The cDNA library used for the microarray was purchased from Mendel Biotechnology (Hayward, CA). The library comprises a nonredundant set of 5760 resequenced clones from the nonredundant set of Arabidopsis expressed sequence tags compiled by the Arabidopsis Biological Resource Center (Ohio State University, Columbus). The library was supplemented with 1452 cDNA clones from the Commonwealth Scientific and Industrial Research Organization, Plant Industry. The final array contained 7680 spots representing 7212 unique clones. Microarrays were produced as described by Schenk et al. (2000) except that printing was performed using an SDDC2 arrayer (Engineering Services Inc., Toronto, Canada) with Chipmaker 3 pins (TeleChem International, Sunnyvale, CA). Cy3- and Cy5-labeled probes were synthesized from 100 μg of total RNA as described by Schenk et al. (2000). Hybridization conditions were as described by Schenk et al. (2000) except that slides were scanned with a GenePix 4000 scanner (Axon Instruments, Foster City, CA) and image analysis was performed using GenePix 3.0 software (Axon Instruments).

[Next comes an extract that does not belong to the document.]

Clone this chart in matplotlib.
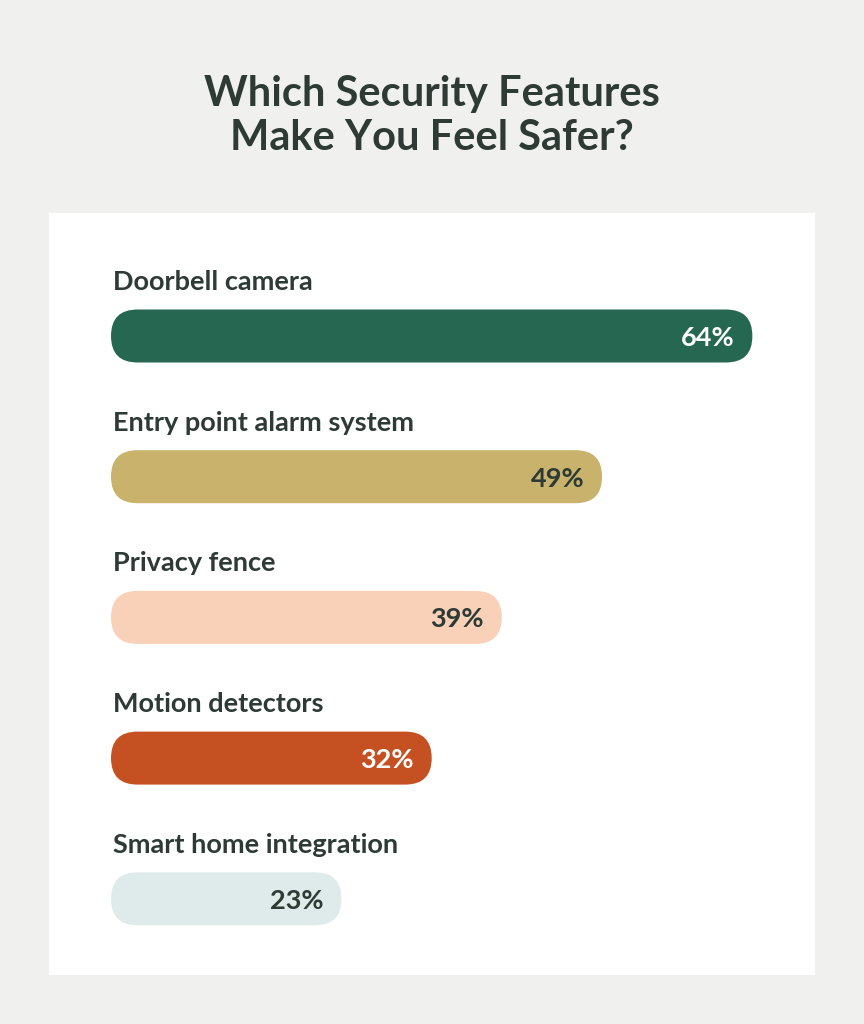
import matplotlib
matplotlib.use("Agg")
import matplotlib.pyplot as plt
from matplotlib.patches import FancyBboxPatch, Rectangle

categories = ["Doorbell camera", "Entry point alarm system", "Privacy fence",
              "Motion detectors", "Smart home integration"]
values = [64, 49, 39, 32, 23]
colors = ["#256751", "#c9b26c", "#f9d0b8", "#c55122", "#deebea"]
value_colors = ["#ffffff", "#2d3a35", "#2d3a35", "#ffffff", "#2d3a35"]
title = "Which Security Features\nMake You Feel Safer?"

FONT = "Lato"
DARK = "#2d3a35"
W, H = 864, 1024
fig = plt.figure(figsize=(W / 100, H / 100), dpi=100)
fig.patch.set_facecolor("#f0f0ee")

# white panel
fig.patches.append(Rectangle((49 / W, 1 - 975 / H), (815 - 49) / W, (975 - 213) / H,
                             transform=fig.transFigure, facecolor="white",
                             edgecolor="none", zorder=-5))

fig.text(0.5, 1 - 116 / H, title, ha="center", va="center", fontsize=30,
         fontweight="bold", color=DARK, family=FONT, linespacing=1.2)

# axes: x from px 111 to ~812 (0..70), y from px 213 to 975
ax_l, ax_r, ax_t, ax_b = 111, 812.5, 213, 975
ax = fig.add_axes([ax_l / W, 1 - ax_b / H, (ax_r - ax_l) / W, (ax_b - ax_t) / H])
ax.set_facecolor("none")
ax.set_zorder(2)
xmax = 70
step = 140.7
c0 = 336
ax.set_xlim(0, xmax)
ax.set_ylim((ax_b - c0) / step, -(c0 - ax_t) / step)
ax.axis("off")

px_x = xmax / (ax_r - ax_l)      # x units per px
px_y = 1 / step                   # y units per px
bar_h_px = 53
bh = bar_h_px * px_y
r_x = (bar_h_px / 2) * px_x
aspect = px_y / px_x

for i, (cat, v, c, vc) in enumerate(zip(categories, values, colors, value_colors)):
    p = FancyBboxPatch((0, i - bh / 2), v, bh,
                       boxstyle=f"round,pad=0,rounding_size={r_x}",
                       mutation_aspect=aspect, facecolor=c, edgecolor="none")
    ax.add_patch(p)
    ax.text(v - 18 * px_x, i, f"{v}%", ha="right", va="center_baseline",
            fontsize=19.5, fontweight="bold", color=vc, family=FONT)
    ax.text(0.2, i - 46 * px_y, cat, ha="left", va="baseline",
            fontsize=19.5, fontweight="bold", color=DARK, family=FONT)

fig.savefig("out.png", dpi=100, facecolor=fig.get_facecolor())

Each experiment was repeated with four RNA samples isolated from four replicates of each genotype of plant (amp1-1, Columbia, pt, and Landsberg erecta). Plants were 12 days old at harvest. In two of the set of four replicates, the fluors were reversed to remove any effects caused by differential incorporation of the two labels.

The data from GenePix 3.0 was normalized and analyzed using custom Perl scripts (Schenk et al., 2000; http://cellwall.stanford.edu/scripts/index.shtml). Changes in gene expression data were identified as those with greater than twofold induction or repression in the mutant compared with the corresponding wild type in four of four experiments (when four slides were compared), five of six experiments (in comparisons of six slides), or six of eight experiments (when eight slides were compared).

RNA Methods

RNA was isolated using Trizol (Life Technologies, Rockville, MD). RNA for microarray analysis was further purified using Qiagen RNeasy columns (Qiagen, Melbourne, Australia). Ribonuclease protection assays were performed using the Hybspeed RPA kit (Ambion) with 5 μg of total RNA per sample according to the manufacturer's instructions. The antisense AMP1 probe was made by transcribing an 800-bp fragment of the AMP1 gene cloned into the pGEM T-Easy vector (Promega). RNA gel blots were probed with antisense probes generated by linearization of the cDNA clones used in the generation of the microarray at the 5′ end and transcribed from the 3′ end. RNA gel blots were treated with RNaseA for 15 min at room temperature and washed at high stringency (0.1 × SSC [1× SSC is 0.15 M NaCl and 0.015 M sodium citrate] and 0.1% SDS at 65°C for 20 min) before analysis using a PhosphorImager.

GenBank Accession Numbers

The GenBank accession numbers for the proteins described in this article are as follows: the 2.2-kb cDNA of AMP1 (AF357217); BACs T14E10 (AL138656) and T5N23 (AL138650); human carboxypeptidases NAALADaseI (NM_004476), NAALADaseII (AJ012370), and NAALADaseL (AJ012371); and Arabidopsis chromosome IV BAC 10A2 (AL161506) and chromosome V BAC T29J13 (AF296838).